### Understanding Vesting in Retirement Plans
Vesting in a retirement plan refers to the process by which an employee gains full ownership of employer contributions to the retirement account. It is a significant aspect of retirement planning and can have a substantial impact on an individual's financial future.
Vesting schedules vary by employer and retirement plan type. There are typically two main types of vesting schedules: cliff vesting and graded vesting. In cliff vesting, an employee becomes fully vested in employer contributions after a certain number of years of service, while in graded vesting, the vesting percentage increases gradually with each year of service.
Importance of vesting: Understanding vesting is crucial for employees as it determines the extent to which they are entitled to the employer's contributions to their retirement accounts. If an employee leaves a job before becoming fully vested, they may forfeit some or all of the employer's contributions.

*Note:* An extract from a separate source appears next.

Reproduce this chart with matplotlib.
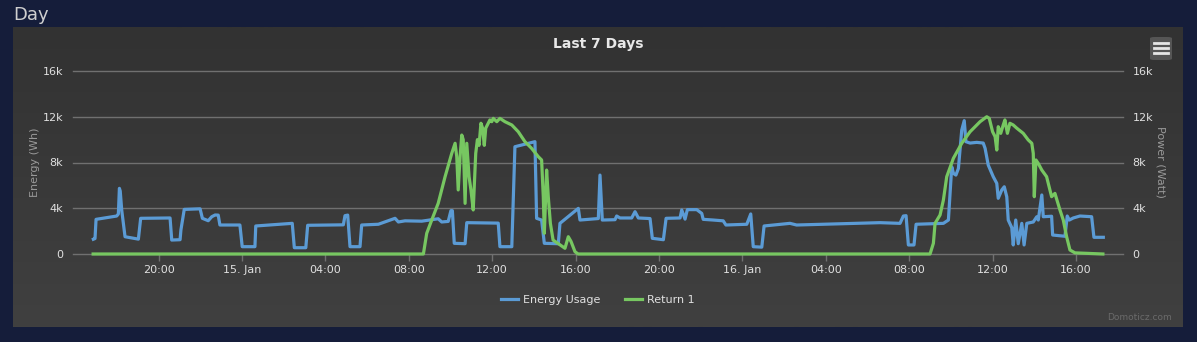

Impact on retirement planning: Vesting directly affects an individual's retirement savings and long-term financial security. It is essential for employees to be aware of the vesting schedule of their retirement plan and factor it into their overall financial planning.

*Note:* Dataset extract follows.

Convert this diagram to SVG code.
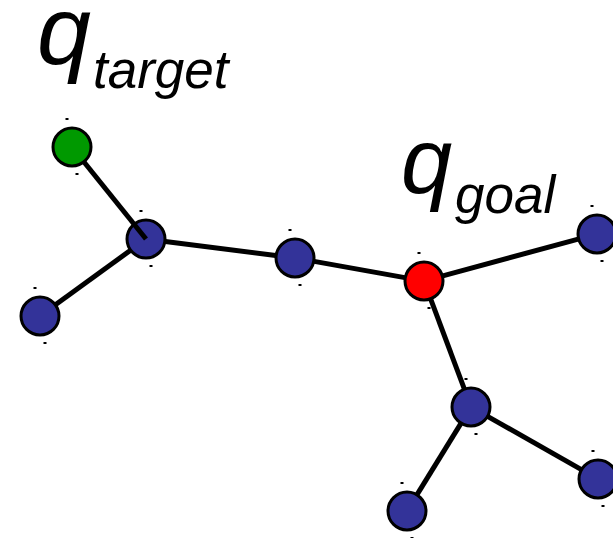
<svg xmlns="http://www.w3.org/2000/svg" width="613" height="538" viewBox="0 0 613 538">
<style>
.n{stroke:#000;stroke-width:3}
.blue{fill:#333399}
.red{fill:#ff0000}
.green{fill:#009900}
.d{fill:#000}
.e{stroke:#000;stroke-width:5;fill:none}
.q{font-family:"Liberation Sans",Arial,sans-serif;font-style:italic;fill:#000}
.s{font-family:"Liberation Sans",Arial,sans-serif;font-style:italic;font-size:53px;fill:#000}
</style>
<rect width="613" height="538" fill="#fff"/>
<g id="labels">
<text class="q" x="37" y="64" font-size="97">q</text>
<text class="s" x="93" y="88">target</text>
<text class="q" x="401" y="193" font-size="92">q</text>
<text class="s" x="455" y="213">goal</text>
</g>
<g id="nodes">
<g id="n-target"><circle class="n green" cx="72" cy="147" r="19"/><rect class="d" x="65.5" y="118" width="3" height="2"/><rect class="d" x="75.5" y="173" width="3" height="2"/></g>
<g id="n-a"><circle class="n blue" cx="146" cy="239" r="19"/><rect class="d" x="139.5" y="210" width="3" height="2"/><rect class="d" x="149.5" y="265" width="3" height="2"/></g>
<g id="n-l"><circle class="n blue" cx="40" cy="316" r="19"/><rect class="d" x="33.5" y="287" width="3" height="2"/><rect class="d" x="43.5" y="342" width="3" height="2"/></g>
<g id="n-b"><circle class="n blue" cx="295" cy="258" r="19"/><rect class="d" x="288.5" y="229" width="3" height="2"/><rect class="d" x="298.5" y="284" width="3" height="2"/></g>
<g id="n-goal"><circle class="n red" cx="424" cy="281" r="19"/><rect class="d" x="417.5" y="252" width="3" height="2"/><rect class="d" x="427.5" y="307" width="3" height="2"/></g>
<g id="n-u"><circle class="n blue" cx="597" cy="234" r="19"/><rect class="d" x="590.5" y="205" width="3" height="2"/><rect class="d" x="600.5" y="260" width="3" height="2"/></g>
<g id="n-c"><circle class="n blue" cx="471" cy="407" r="19"/><rect class="d" x="464.5" y="378" width="3" height="2"/><rect class="d" x="474.5" y="433" width="3" height="2"/></g>
<g id="n-d"><circle class="n blue" cx="407" cy="511" r="19"/><rect class="d" x="400.5" y="482" width="3" height="2"/><rect class="d" x="410.5" y="537" width="3" height="2"/></g>
<g id="n-e"><circle class="n blue" cx="598" cy="479" r="19"/><rect class="d" x="591.5" y="450" width="3" height="2"/><rect class="d" x="601.5" y="505" width="3" height="2"/></g>
</g>
<g id="connectors">
<line class="e" x1="84.2" y1="162.2" x2="146" y2="239"/>
<line class="e" x1="130.2" y1="250.5" x2="55.8" y2="304.5"/>
<line class="e" x1="165.3" y1="241.5" x2="275.7" y2="255.5"/>
<line class="e" x1="314.2" y1="261.4" x2="404.8" y2="277.6"/>
<line class="e" x1="442.8" y1="275.9" x2="578.2" y2="239.1"/>
<line class="e" x1="430.8" y1="299.3" x2="464.2" y2="388.7"/>
<line class="e" x1="460.8" y1="423.6" x2="417.2" y2="494.4"/>
<line class="e" x1="488.0" y1="416.6" x2="581.0" y2="469.4"/>
</g>
</svg>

Employer contributions: It's important to note that vesting typically only applies to employer contributions to retirement accounts, not to the employee's own contributions, which are usually immediately vested.
In conclusion, vesting in a retirement plan is a critical aspect of financial planning for individuals, and understanding the specific vesting schedule of one's retirement plan is essential for making informed decisions about long-term financial security and retirement readiness.